What lies ahead for SA into 2023


Most of the SA economists are expecting economic growth to slow in 2023. There has been a lot of mixed economic data which included two consecutive quarters of negative economic growth in 2022.

The National Bureau of Economic Research (NBER), says it cannot be determined whether the economy will either avoid a full recession or experience a short, sharp contraction as opposed to a long, stretched one. Growth prospects have been lowered, GDP growth expectation for 2022 to 1.9% (from 2.1% in the 2022 Budget read in February-end) and 1.4% in 2023 (from 1.6%).


The expectation is that inflation will slow but not at the anticipated pace. We are currently sitting with inflation of 7.4% (Oct 2022) and forecast for 2023 for 6% by mid-year, driven by softening global oil prices, food prices coming down and other factors which lie outside of control of the Reserve Bank. Agricultural commodities such as wheat, corn, fruit and livestock inflation will continue to push through

In addition, we face 2nd round inflationary effects from the Rand. If the Rand weakens, we will have an added inflation pressure as our typical basket of purchases are imported (i.e. petrol).

Inflation figures for 2022

Interest rates

It is anticipated that the Monetary Policy Committee (MPC) of the Reserve Bank is to hike between 0.5% and 0.75% with a hold of rates from the 3rd quarter of 2023.

January is likely to see the MPC switch to a 0.50% hike (26 January start date), instead of continuing the 0.75% increases as the Reserve bank has followed the Fed with over much of 2022. The Federal Reserve of the USA shifted to a 0.5% hike in December (SA did not have December MPC meeting).

SA Repo rate

SA Equities

SA equities have an attractive valuation, both within the global universe and against its own history. SA equities are looking cheaper on a valuation basis compared to other emerging markets and more than developed markets.

This should stand it in good stead during potential global equity drawdowns, but particularly during subsequent recoveries when global risk appetite rises. Even more so, as SA is the fifth most under owned market within global emerging market (GEM) equity funds.

JSE All Share Index Price/Earnings ratio

Fixed Income

Inflation beating returns are still expected from bonds for the coming year. Income growth is expected with the rising income yields. Looking at history, SA real bond yields are attractive, as well as relative to those in global markets. These attractive yields have priced in the country and fiscal risk premiums. With the expectation of falling inflation in the coming year to become less supportive of inflation-linked bonds (ILBs).

Emerging Market real bond yields based on current inflation rates remain positive in most EM countries, with SA’s real yields among the highest.
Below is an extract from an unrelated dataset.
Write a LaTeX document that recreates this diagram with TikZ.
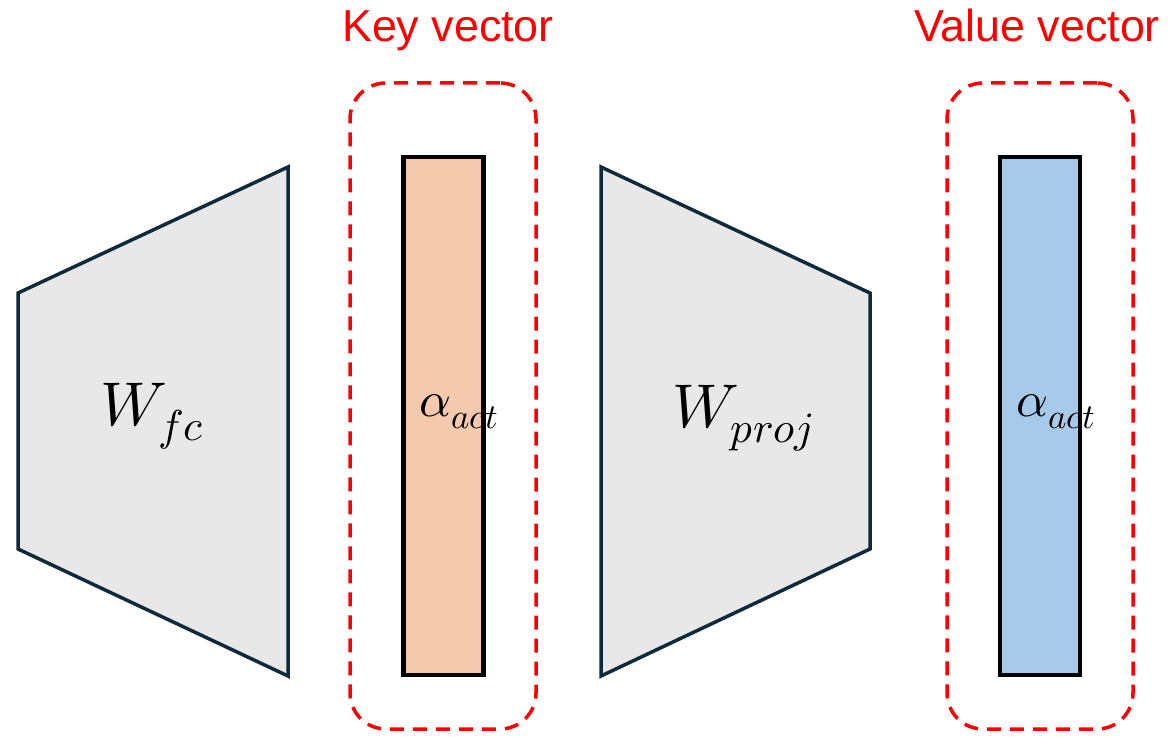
\documentclass[tikz,border=0pt]{standalone}
\usepackage{fontspec}
\usepackage{unicode-math}
\setmainfont{Liberation Sans}
\setmathfont{Latin Modern Math}
\begin{document}
\begin{tikzpicture}[x=1bp,y=-1bp,
  layer/.style={draw=layeredge,fill=layerfill,line width=3.5bp,line join=miter},
  vecbar/.style={draw=black,line width=4.5bp,minimum width=80bp,minimum height=518bp,inner sep=0pt},
  groupbox/.style={draw=red,line width=3.5bp,dash pattern=on 14bp off 9bp,rounded corners=36bp,minimum width=186bp,minimum height=646bp,inner sep=0pt},
  caption/.style={text=red,font=\fontsize{45}{50}\selectfont,inner sep=0pt,anchor=base},
  mathlbl/.style={font=\fontsize{62}{70}\selectfont,inner sep=0pt},
  vlbl/.style={font=\fontsize{50}{56}\selectfont,inner sep=0pt}]
\definecolor{layeredge}{HTML}{0E2A3B}
\definecolor{layerfill}{HTML}{E8E8E8}
\definecolor{keyfill}{HTML}{F5C9AE}
\definecolor{valfill}{HTML}{A7C9EA}
\useasboundingbox (0,0) rectangle (1170,737);

% weight layers
\draw[layer] (18,293) -- (288,167) -- (288,676) -- (18,549) -- cycle;
\draw[layer] (601,167) -- (870,293) -- (870,549) -- (601,676) -- cycle;
\node[mathlbl] (wfc) at (152,416) {$W_{fc}$};
\node[mathlbl] (wproj) at (743,418) {$W_{proj}$};

% key / value vectors
\node[vecbar,fill=keyfill] (key) at (443.5,416) {};
\node[vecbar,fill=valfill] (val) at (1040,416) {};
\node[vlbl] (ka) at (459,412) {$\alpha_{act}$};
\node[vlbl] (va) at (1056,412) {$\alpha_{act}$};

% dashed groupings
\node[groupbox] (keybox) at (443,406) {};
\node[groupbox] (valbox) at (1040,406) {};
\node[caption] (keycap) at (448,42) {Key vector};
\node[caption] (valcap) at (1037,42) {Value vector};
\end{tikzpicture}
\end{document}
The SA real cash yield has been rising from a low level in line with interest rate increases and is now only slightly below its historical average. It appears that there is still some scope for this to increase compared to history. Cash alternatives provide a better opportunity for clients compared to traditional cash held in a bank account (i.e. income funds).


The ANC conference wrapped up and we saw the 8th of January statement which reiterated its support for the step-aside rule, while a cabinet reshuffle is anticipated this month. The SONA is due on the 9th of February, and the Budget around 22nd. 

The ANC’s new Deputy President, Paul Mashatile, is expected to drive implementation of structural repair to the country’s infrastructure when he becomes Deputy President of SA, and renewable energy build is also expected to raise the medium-term outlook.